▽

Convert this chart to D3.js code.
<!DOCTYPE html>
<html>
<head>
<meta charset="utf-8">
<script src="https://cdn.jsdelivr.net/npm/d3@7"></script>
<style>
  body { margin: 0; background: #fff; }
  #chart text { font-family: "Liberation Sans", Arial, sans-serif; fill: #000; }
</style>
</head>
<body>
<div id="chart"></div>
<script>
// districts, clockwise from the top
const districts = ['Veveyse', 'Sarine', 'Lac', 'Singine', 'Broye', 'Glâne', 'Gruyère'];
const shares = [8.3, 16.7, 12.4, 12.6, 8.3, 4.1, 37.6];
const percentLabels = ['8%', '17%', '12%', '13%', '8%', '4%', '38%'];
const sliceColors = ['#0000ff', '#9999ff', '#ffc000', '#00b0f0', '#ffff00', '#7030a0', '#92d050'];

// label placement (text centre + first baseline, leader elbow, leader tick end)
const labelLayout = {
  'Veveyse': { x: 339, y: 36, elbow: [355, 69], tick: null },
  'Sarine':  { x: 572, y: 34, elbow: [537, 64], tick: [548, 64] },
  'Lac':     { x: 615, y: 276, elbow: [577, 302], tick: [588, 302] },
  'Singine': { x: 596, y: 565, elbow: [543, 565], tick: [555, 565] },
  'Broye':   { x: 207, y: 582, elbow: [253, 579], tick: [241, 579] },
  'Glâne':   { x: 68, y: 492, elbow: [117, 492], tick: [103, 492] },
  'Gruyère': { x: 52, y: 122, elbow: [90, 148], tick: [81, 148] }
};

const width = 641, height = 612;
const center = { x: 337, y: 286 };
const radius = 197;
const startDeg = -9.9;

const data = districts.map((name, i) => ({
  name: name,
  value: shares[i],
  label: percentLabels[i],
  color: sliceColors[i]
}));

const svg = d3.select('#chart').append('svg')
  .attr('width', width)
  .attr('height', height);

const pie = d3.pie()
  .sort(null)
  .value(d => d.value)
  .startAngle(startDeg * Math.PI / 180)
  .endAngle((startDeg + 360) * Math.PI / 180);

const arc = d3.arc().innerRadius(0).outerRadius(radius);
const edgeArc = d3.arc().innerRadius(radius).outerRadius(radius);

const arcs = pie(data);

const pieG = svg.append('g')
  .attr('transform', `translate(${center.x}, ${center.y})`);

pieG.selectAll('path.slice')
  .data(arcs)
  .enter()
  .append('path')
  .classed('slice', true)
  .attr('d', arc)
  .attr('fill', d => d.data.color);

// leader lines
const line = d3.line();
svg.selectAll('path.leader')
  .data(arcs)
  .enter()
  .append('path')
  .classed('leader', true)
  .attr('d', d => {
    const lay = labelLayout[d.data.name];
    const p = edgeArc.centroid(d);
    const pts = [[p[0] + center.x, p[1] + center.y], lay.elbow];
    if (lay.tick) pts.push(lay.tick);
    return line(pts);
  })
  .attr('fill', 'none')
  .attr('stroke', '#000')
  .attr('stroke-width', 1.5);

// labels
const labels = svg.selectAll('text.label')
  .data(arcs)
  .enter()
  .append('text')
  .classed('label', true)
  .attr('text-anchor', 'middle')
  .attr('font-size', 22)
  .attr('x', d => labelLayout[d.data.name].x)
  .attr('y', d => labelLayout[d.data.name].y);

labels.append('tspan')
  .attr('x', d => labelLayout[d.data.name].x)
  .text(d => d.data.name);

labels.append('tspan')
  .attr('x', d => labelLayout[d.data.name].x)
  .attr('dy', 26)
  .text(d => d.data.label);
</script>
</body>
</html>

△

◆ **Exercise task**:
Set out the complete listing exactly as shown.

◆ **Finished exercise**:
Convert this chart to D3.js code.
<!DOCTYPE html>
<html>
<head>
<meta charset="utf-8">
<script src="https://cdn.jsdelivr.net/npm/d3@7"></script>
<style>
  body { margin: 0; background: #fff; }
  #chart text { font-family: "Liberation Sans", Arial, sans-serif; fill: #000; }
</style>
</head>
<body>
<div id="chart"></div>
<script>
// districts, clockwise from the top
const districts = ['Veveyse', 'Sarine', 'Lac', 'Singine', 'Broye', 'Glâne', 'Gruyère'];
const shares = [8.3, 16.7, 12.4, 12.6, 8.3, 4.1, 37.6];
const percentLabels = ['8%', '17%', '12%', '13%', '8%', '4%', '38%'];
const sliceColors = ['#0000ff', '#9999ff', '#ffc000', '#00b0f0', '#ffff00', '#7030a0', '#92d050'];

// label placement (text centre + first baseline, leader elbow, leader tick end)
const labelLayout = {
  'Veveyse': { x: 339, y: 36, elbow: [355, 69], tick: null },
  'Sarine':  { x: 572, y: 34, elbow: [537, 64], tick: [548, 64] },
  'Lac':     { x: 615, y: 276, elbow: [577, 302], tick: [588, 302] },
  'Singine': { x: 596, y: 565, elbow: [543, 565], tick: [555, 565] },
  'Broye':   { x: 207, y: 582, elbow: [253, 579], tick: [241, 579] },
  'Glâne':   { x: 68, y: 492, elbow: [117, 492], tick: [103, 492] },
  'Gruyère': { x: 52, y: 122, elbow: [90, 148], tick: [81, 148] }
};

const width = 641, height = 612;
const center = { x: 337, y: 286 };
const radius = 197;
const startDeg = -9.9;

const data = districts.map((name, i) => ({
  name: name,
  value: shares[i],
  label: percentLabels[i],
  color: sliceColors[i]
}));

const svg = d3.select('#chart').append('svg')
  .attr('width', width)
  .attr('height', height);

const pie = d3.pie()
  .sort(null)
  .value(d => d.value)
  .startAngle(startDeg * Math.PI / 180)
  .endAngle((startDeg + 360) * Math.PI / 180);

const arc = d3.arc().innerRadius(0).outerRadius(radius);
const edgeArc = d3.arc().innerRadius(radius).outerRadius(radius);

const arcs = pie(data);

const pieG = svg.append('g')
  .attr('transform', `translate(${center.x}, ${center.y})`);

pieG.selectAll('path.slice')
  .data(arcs)
  .enter()
  .append('path')
  .classed('slice', true)
  .attr('d', arc)
  .attr('fill', d => d.data.color);

// leader lines
const line = d3.line();
svg.selectAll('path.leader')
  .data(arcs)
  .enter()
  .append('path')
  .classed('leader', true)
  .attr('d', d => {
    const lay = labelLayout[d.data.name];
    const p = edgeArc.centroid(d);
    const pts = [[p[0] + center.x, p[1] + center.y], lay.elbow];
    if (lay.tick) pts.push(lay.tick);
    return line(pts);
  })
  .attr('fill', 'none')
  .attr('stroke', '#000')
  .attr('stroke-width', 1.5);

// labels
const labels = svg.selectAll('text.label')
  .data(arcs)
  .enter()
  .append('text')
  .classed('label', true)
  .attr('text-anchor', 'middle')
  .attr('font-size', 22)
  .attr('x', d => labelLayout[d.data.name].x)
  .attr('y', d => labelLayout[d.data.name].y);

labels.append('tspan')
  .attr('x', d => labelLayout[d.data.name].x)
  .text(d => d.data.name);

labels.append('tspan')
  .attr('x', d => labelLayout[d.data.name].x)
  .attr('dy', 26)
  .text(d => d.data.label);
</script>
</body>
</html>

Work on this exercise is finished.